begin

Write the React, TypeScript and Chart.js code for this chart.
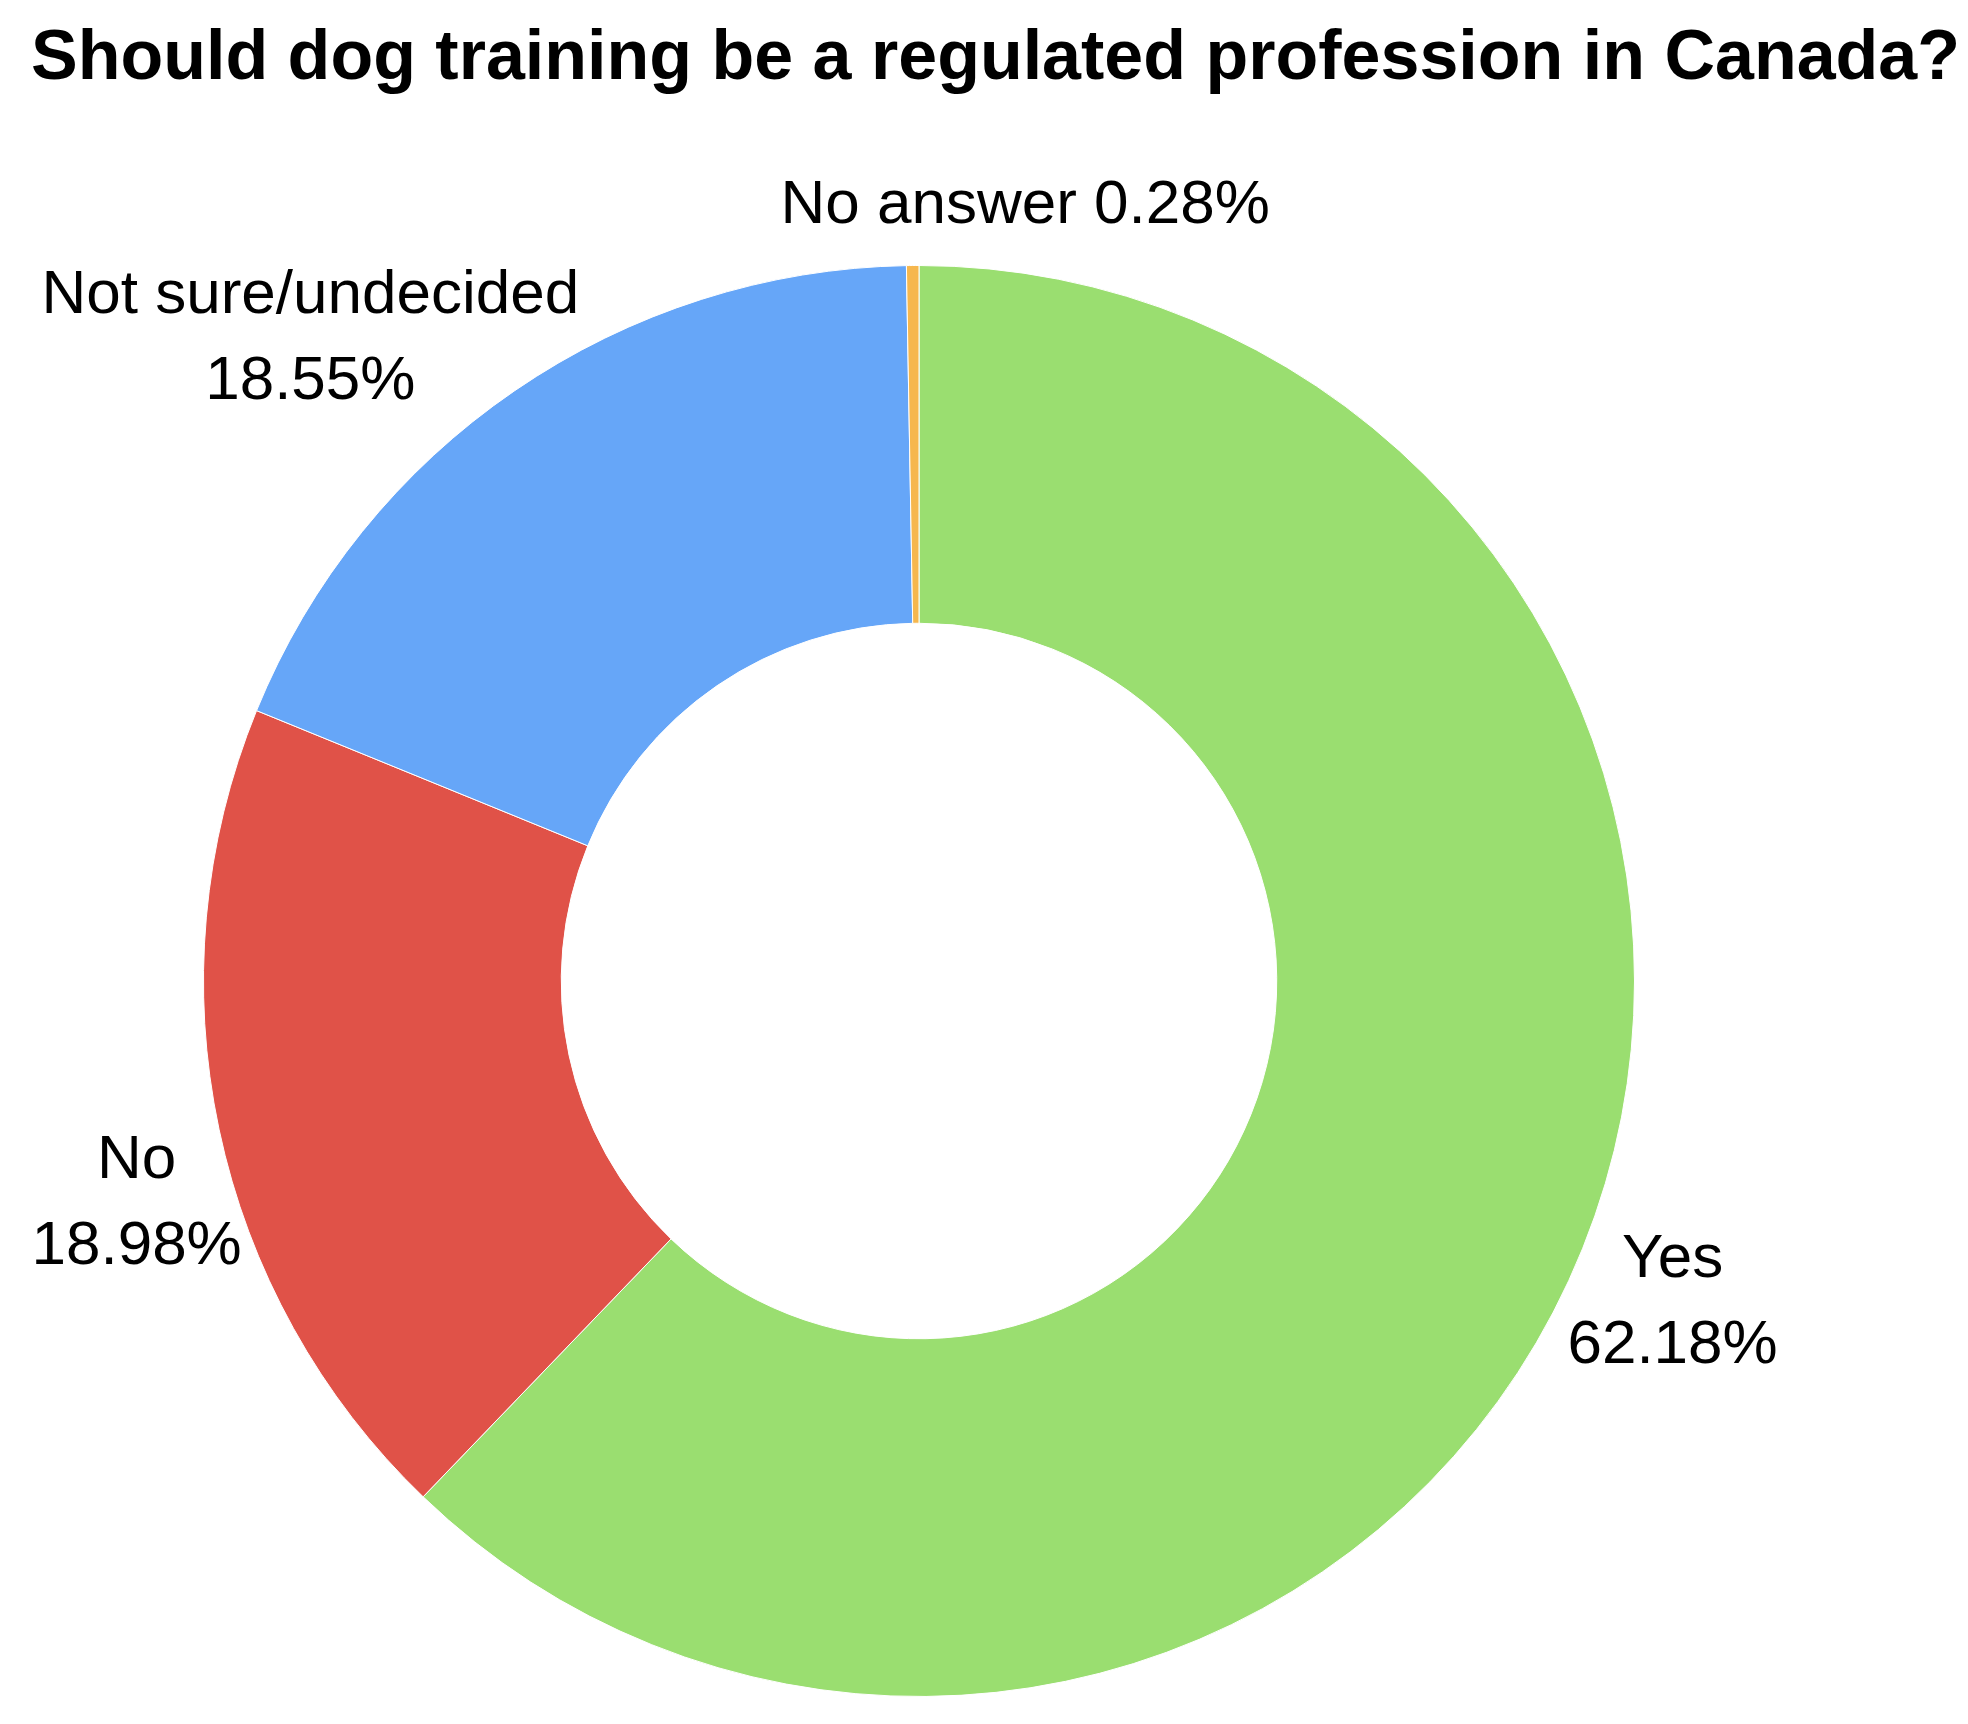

end
begin

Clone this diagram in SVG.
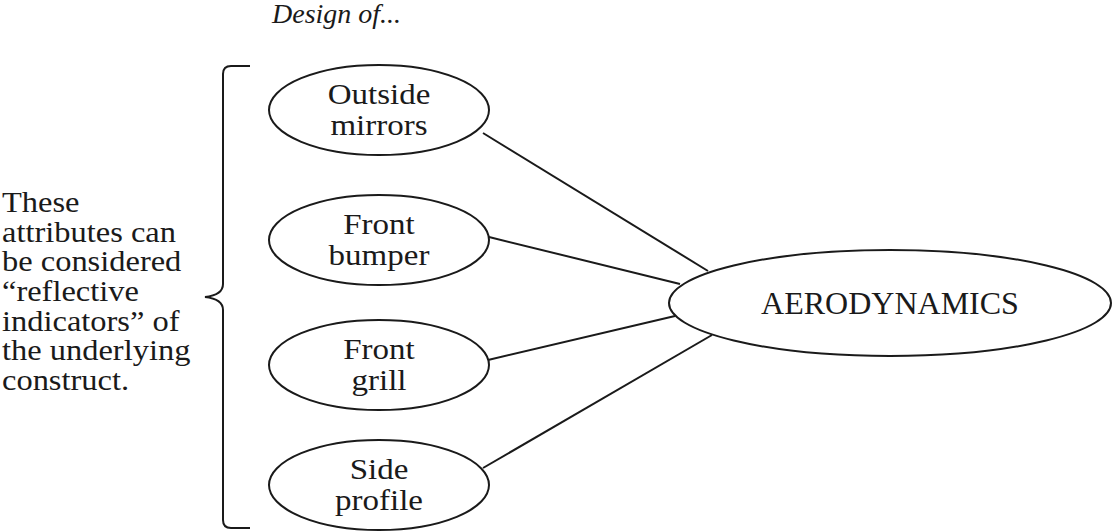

end
begin

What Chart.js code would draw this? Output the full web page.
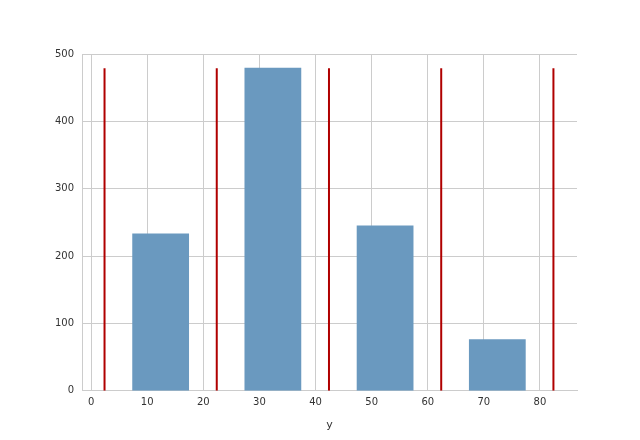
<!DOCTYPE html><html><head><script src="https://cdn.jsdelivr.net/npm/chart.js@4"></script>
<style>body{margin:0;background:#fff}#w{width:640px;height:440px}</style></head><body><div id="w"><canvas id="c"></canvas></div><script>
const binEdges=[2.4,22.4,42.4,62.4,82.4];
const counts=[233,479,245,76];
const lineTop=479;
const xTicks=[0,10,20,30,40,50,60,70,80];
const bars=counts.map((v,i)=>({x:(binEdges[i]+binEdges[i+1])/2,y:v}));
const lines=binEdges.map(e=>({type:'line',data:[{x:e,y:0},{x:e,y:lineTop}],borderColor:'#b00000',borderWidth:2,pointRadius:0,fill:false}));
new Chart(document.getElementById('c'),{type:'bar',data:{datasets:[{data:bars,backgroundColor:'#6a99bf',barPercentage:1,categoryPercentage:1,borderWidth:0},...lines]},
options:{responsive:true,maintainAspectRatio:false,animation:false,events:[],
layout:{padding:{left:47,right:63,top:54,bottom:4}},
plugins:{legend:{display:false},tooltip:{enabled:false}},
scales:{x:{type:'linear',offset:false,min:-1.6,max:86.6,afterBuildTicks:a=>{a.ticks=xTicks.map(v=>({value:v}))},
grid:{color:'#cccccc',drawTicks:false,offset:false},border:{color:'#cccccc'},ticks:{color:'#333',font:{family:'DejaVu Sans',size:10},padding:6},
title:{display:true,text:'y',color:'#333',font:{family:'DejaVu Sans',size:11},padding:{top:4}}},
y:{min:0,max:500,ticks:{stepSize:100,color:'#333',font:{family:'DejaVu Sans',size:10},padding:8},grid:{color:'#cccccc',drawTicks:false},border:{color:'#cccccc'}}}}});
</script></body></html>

end

YOUR GOAL >>
For the listing above, give the number of lines in which the string "this" occurs, and nothing else.

FULL OUTPUT >>
3